Caterpillar’s dividend is sustainable through the economic cycle. 

Cyclical earnings but a non-cyclical dividend 

Lee Samaha (Caterpillar):  The heavy equipment company might seem an odd choice to fit the bill here, but hear me out. While the company’s revenue and earnings will always ebb and flow with its key end markets, its free cash flow (FCF) generation will likely cover its dividend across various market conditions. That makes it a good “go-to” stock for income-seeking investors in a stock market downturn. 

In other words, if Caterpillar’s stock is falling, its dividend yield will rise, and since its dividend is sustainable, investors can have confidence buying the stock for its yield.

Let’s play with some numbers to demonstrate this.

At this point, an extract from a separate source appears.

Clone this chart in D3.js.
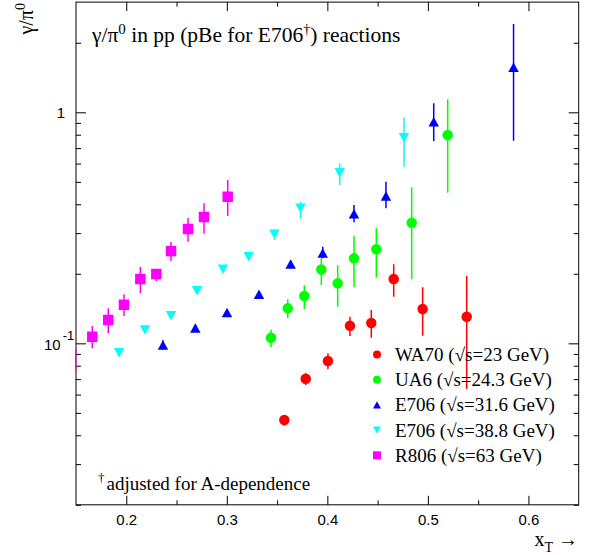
<!DOCTYPE html>
<html>
<head>
<meta charset="utf-8">
<script src="https://cdn.jsdelivr.net/npm/d3@7"></script>
<style>
  body { margin: 0; background: #fff; }
  text { fill: #000; }
</style>
</head>
<body>
<svg id="chart" width="589" height="555"></svg>
<script>
// ---- data: x_T, gamma/pi0 ratio, lower and upper ends of the error bar ----
// WA70 (sqrt(s) = 23 GeV)
const wa70X  = [0.3572, 0.3785, 0.4006, 0.4225, 0.4437, 0.4660, 0.4948, 0.5386];
const wa70Y  = [0.0466, 0.0703, 0.0838, 0.1192, 0.1224, 0.1898, 0.1407, 0.1303];
const wa70Lo = [0.0440, 0.0660, 0.0772, 0.1075, 0.1057, 0.1591, 0.1078, 0.0634];
const wa70Hi = [0.0489, 0.0742, 0.0905, 0.1303, 0.1393, 0.2198, 0.1748, 0.1956];

// UA6 (sqrt(s) = 24.3 GeV)
const ua6X  = [0.3440, 0.3606, 0.3771, 0.3940, 0.4103, 0.4265, 0.4487, 0.4839, 0.5197];
const ua6Y  = [0.1057, 0.1417, 0.1603, 0.2087, 0.1818, 0.2333, 0.2552, 0.3327, 0.7975];
const ua6Lo = [0.0961, 0.1283, 0.1407, 0.1788, 0.1440, 0.1748, 0.1923, 0.1892, 0.4486];
const ua6Hi = [0.1149, 0.1550, 0.1783, 0.2340, 0.2177, 0.2914, 0.3155, 0.4736, 1.138];

// E706 (sqrt(s) = 31.6 GeV)
const e706aX  = [0.2365, 0.2687, 0.3002, 0.3320, 0.3635, 0.3954, 0.4265, 0.4583, 0.5058, 0.5852];
const e706aY  = [0.0983, 0.1165, 0.1359, 0.1630, 0.2204, 0.2459, 0.3639, 0.4341, 0.9106, 1.566];
const e706aLo = [0.0940, 0.1130, 0.1320, 0.1580, 0.2140, 0.2333, 0.3341, 0.3841, 0.7513, 0.7535];
const e706aHi = [0.1030, 0.1200, 0.1400, 0.1680, 0.2270, 0.2619, 0.3969, 0.5006, 1.094, 2.411];

// E706 (sqrt(s) = 38.8 GeV)
const e706bX  = [0.1928, 0.2186, 0.2445, 0.2704, 0.2962, 0.3218, 0.3474, 0.3733, 0.4123, 0.4762];
const e706bY  = [0.0911, 0.1142, 0.1317, 0.1689, 0.2091, 0.2370, 0.2968, 0.3841, 0.5476, 0.7763];
const e706bLo = [0.0880, 0.1110, 0.1280, 0.1640, 0.2030, 0.2300, 0.2800, 0.3476, 0.4844, 0.5814];
const e706bHi = [0.0940, 0.1175, 0.1355, 0.1740, 0.2150, 0.2440, 0.3125, 0.4102, 0.6015, 0.9514];

// R806 (sqrt(s) = 63 GeV)
const r806X  = [0.1497, 0.1662, 0.1821, 0.1977, 0.2140, 0.2299, 0.2445, 0.2614, 0.2773, 0.3009];
const r806Y  = [0.0847, 0.1068, 0.1262, 0.1469, 0.1898, 0.1995, 0.2508, 0.3125, 0.3522, 0.4311];
const r806Lo = [0.0759, 0.0952, 0.1105, 0.1313, 0.1646, 0.1861, 0.2272, 0.2754, 0.2982, 0.3557];
const r806Hi = [0.0944, 0.1188, 0.1417, 0.1630, 0.2140, 0.2104, 0.2745, 0.3486, 0.4037, 0.5092];

// legend entries and colours
const seriesNames  = ["WA70", "UA6", "E706", "E706", "R806"];
const seriesEnergy = ["23", "24.3", "31.6", "38.8", "63"];
const seriesColors = ["#ff0000", "#00ff00", "#0000ff", "#00ffff", "#ff00ff"];
const seriesShapes = ["circle", "circle", "triangleUp", "triangleDown", "square"];

// axes
const xDomain = [0.15, 0.65];
const yDomain = [0.02, 3];
const xMajorTicks = [0.2, 0.3, 0.4, 0.5, 0.6];
const xMinorTicks = [0.25, 0.35, 0.45, 0.55];
const yMajorTicks = [0.1, 1];
const yMinorTicks = [0.02, 0.03, 0.04, 0.05, 0.06, 0.07, 0.08, 0.09,
                     0.2, 0.3, 0.4, 0.5, 0.6, 0.7, 0.8, 0.9, 2];

const seriesData = [
  [wa70X, wa70Y, wa70Lo, wa70Hi],
  [ua6X, ua6Y, ua6Lo, ua6Hi],
  [e706aX, e706aY, e706aLo, e706aHi],
  [e706bX, e706bY, e706bLo, e706bHi],
  [r806X, r806Y, r806Lo, r806Hi]
];

// ---- drawing ----
const svg = d3.select("#chart");
const frame = { left: 76, right: 578.7, top: 2.1, bottom: 504.8 };
const serif = "'Liberation Serif', 'Times New Roman', serif";
const sans = "'Liberation Sans', Arial, Helvetica, sans-serif";

const x = d3.scaleLinear().domain(xDomain).range([frame.left, frame.right]);
const y = d3.scaleLog().domain(yDomain).range([frame.bottom, frame.top]);

svg.append("rect").attr("width", 589).attr("height", 555).attr("fill", "#fff");

svg.append("defs").append("clipPath").attr("id", "plotClip")
  .append("rect")
  .attr("x", frame.left - 1).attr("y", frame.top)
  .attr("width", frame.right - frame.left + 1).attr("height", frame.bottom - frame.top);

function styleAxis(g) {
  g.select(".domain").remove();
  g.selectAll(".tick line").attr("stroke", "#000").attr("stroke-width", 1);
}

// bottom axis with labels
svg.append("g").attr("transform", `translate(0,${frame.bottom})`)
  .call(d3.axisBottom(x).tickValues(xMajorTicks).tickSize(-9).tickPadding(10)
    .tickFormat(d3.format(".1f")))
  .call(styleAxis)
  .call(g => g.selectAll("text").attr("font-family", sans).attr("font-size", 15).attr("fill", "#000"));
svg.append("g").attr("transform", `translate(0,${frame.bottom})`)
  .call(d3.axisBottom(x).tickValues(xMinorTicks).tickSize(-4.5).tickFormat(""))
  .call(styleAxis);

// top axis (ticks only)
svg.append("g").attr("transform", `translate(0,${frame.top})`)
  .call(d3.axisTop(x).tickValues(xMajorTicks).tickSize(-9).tickFormat(""))
  .call(styleAxis);
svg.append("g").attr("transform", `translate(0,${frame.top})`)
  .call(d3.axisTop(x).tickValues(xMinorTicks).tickSize(-4.5).tickFormat(""))
  .call(styleAxis);

// left axis
svg.append("g").attr("transform", `translate(${frame.left},0)`)
  .call(d3.axisLeft(y).tickValues(yMajorTicks).tickSize(-10).tickFormat(""))
  .call(styleAxis);
svg.append("g").attr("transform", `translate(${frame.left},0)`)
  .call(d3.axisLeft(y).tickValues(yMinorTicks).tickSize(-5).tickFormat(""))
  .call(styleAxis);

// right axis
svg.append("g").attr("transform", `translate(${frame.right},0)`)
  .call(d3.axisRight(y).tickValues(yMajorTicks).tickSize(-10).tickFormat(""))
  .call(styleAxis);
svg.append("g").attr("transform", `translate(${frame.right},0)`)
  .call(d3.axisRight(y).tickValues(yMinorTicks).tickSize(-5).tickFormat(""))
  .call(styleAxis);

// y tick labels: "1" and "10^-1"
svg.append("text").attr("x", 65).attr("y", y(1) + 5.5)
  .attr("text-anchor", "end").attr("font-family", sans).attr("font-size", 15).text("1");
const decLabel = svg.append("text").attr("x", 44).attr("y", y(0.1) + 7)
  .attr("font-family", sans).attr("font-size", 15);
decLabel.append("tspan").text("10");
decLabel.append("tspan").attr("dx", 2).attr("dy", -10).attr("font-size", 13).text("-1");

// frame
svg.append("rect")
  .attr("x", frame.left).attr("y", frame.top)
  .attr("width", frame.right - frame.left).attr("height", frame.bottom - frame.top)
  .attr("fill", "none").attr("stroke", "#000").attr("stroke-width", 1);

// marker shapes
function markerPath(shape, s) {
  const h = s / 2;
  if (shape === "circle") return d3.symbol(d3.symbolCircle, Math.PI * h * h)();
  if (shape === "square") return `M${-h},${-h}H${h}V${h}H${-h}Z`;
  if (shape === "triangleUp") return `M0,${-h * 0.9}L${h},${h * 0.9}L${-h},${h * 0.9}Z`;
  return `M0,${h * 0.9}L${h},${-h * 0.9}L${-h},${-h * 0.9}Z`;
}

// error bars (clipped to the frame) then markers
const plot = svg.append("g");
seriesData.forEach(([xs, ys, lo, hi], si) => {
  const color = seriesColors[si];
  const pts = xs.map((xv, i) => ({ x: xv, y: ys[i], lo: lo[i], hi: hi[i] }));
  plot.append("g").attr("clip-path", "url(#plotClip)")
    .selectAll("line").data(pts).join("line")
    .attr("x1", d => x(d.x)).attr("x2", d => x(d.x))
    .attr("y1", d => y(d.lo)).attr("y2", d => y(d.hi))
    .attr("stroke", color).attr("stroke-width", 1.5);
  plot.append("g")
    .selectAll("path").data(pts.filter(d => d.x >= xDomain[0] && d.x <= xDomain[1])).join("path")
    .attr("transform", d => `translate(${x(d.x)},${y(d.y)})`)
    .attr("d", markerPath(seriesShapes[si], 10.5))
    .attr("fill", color);
});

// title
const title = svg.append("text").attr("x", 92).attr("y", 42)
  .attr("font-family", serif).attr("font-size", 21.5);
title.append("tspan").text("γ/π");
title.append("tspan").attr("dy", -8).attr("font-size", 15).text("0");
title.append("tspan").attr("dy", 8).text(" in pp (pBe for E706");
title.append("tspan").attr("dy", -8).attr("font-size", 14).text("†");
title.append("tspan").attr("dy", 8).text(") reactions");

// legend
const legend = svg.append("g");
seriesNames.forEach((name, i) => {
  const cy = 354.5 + i * 25.2;
  legend.append("path")
    .attr("transform", `translate(377,${cy})`)
    .attr("d", markerPath(seriesShapes[i], 8))
    .attr("fill", seriesColors[i]);
  legend.append("text").attr("x", 395).attr("y", cy + 6.5)
    .attr("font-family", serif).attr("font-size", 19)
    .text(`${name} (√s=${seriesEnergy[i]} GeV)`);
});

// footnote
const note = svg.append("text").attr("x", 98).attr("y", 490)
  .attr("font-family", serif).attr("font-size", 19);
note.append("tspan").attr("dy", -8).attr("font-size", 13).text("†");
note.append("tspan").attr("dy", 8).attr("dx", 2).text("adjusted for A-dependence");

// axis titles
const yTitle = svg.append("text")
  .attr("transform", "translate(33,3) rotate(-90)")
  .attr("text-anchor", "end").attr("font-family", serif).attr("font-size", 20);
yTitle.append("tspan").text("γ/π");
yTitle.append("tspan").attr("dy", -8).attr("font-size", 14).text("0");

const xTitle = svg.append("text").attr("x", 578).attr("y", 546)
  .attr("text-anchor", "end").attr("font-family", serif).attr("font-size", 20);
xTitle.append("tspan").text("x");
xTitle.append("tspan").attr("dy", 6).attr("font-size", 14).text("T");
xTitle.append("tspan").attr("dy", -6).text(" →");
</script>
</body>
</html>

Caterpillar’s sustainable dividend 

The company’s current dividend payment is around $2.6 billion. However, management’s estimate for its machine, energy, and transportation (ME&T) FCF through the cycle is $5 billion to $10 billion. In case you are wondering, Caterpillar defines its FCF to eliminate the noise around its FCF figure created by its financial arm. 

The FCF target range recognizes that its revenue and earnings are volatile and depend on market conditions in industries like construction, mining, energy, and infrastructure. Still, the key point is that even at the bottom of the cycle, $5 billion in FCF will easily cover its $2.6 billion dividend. In fact, there’s a strong case for arguing that Caterpillar should be more aggressive in increasing its dividend. 

In addition, Caterpillar’s focus on growing its less cyclical services business (aiming to double services revenue from $14 billion in 2016 to $28 billion in 2026) will reduce cyclicality and improve FCF generation in the future.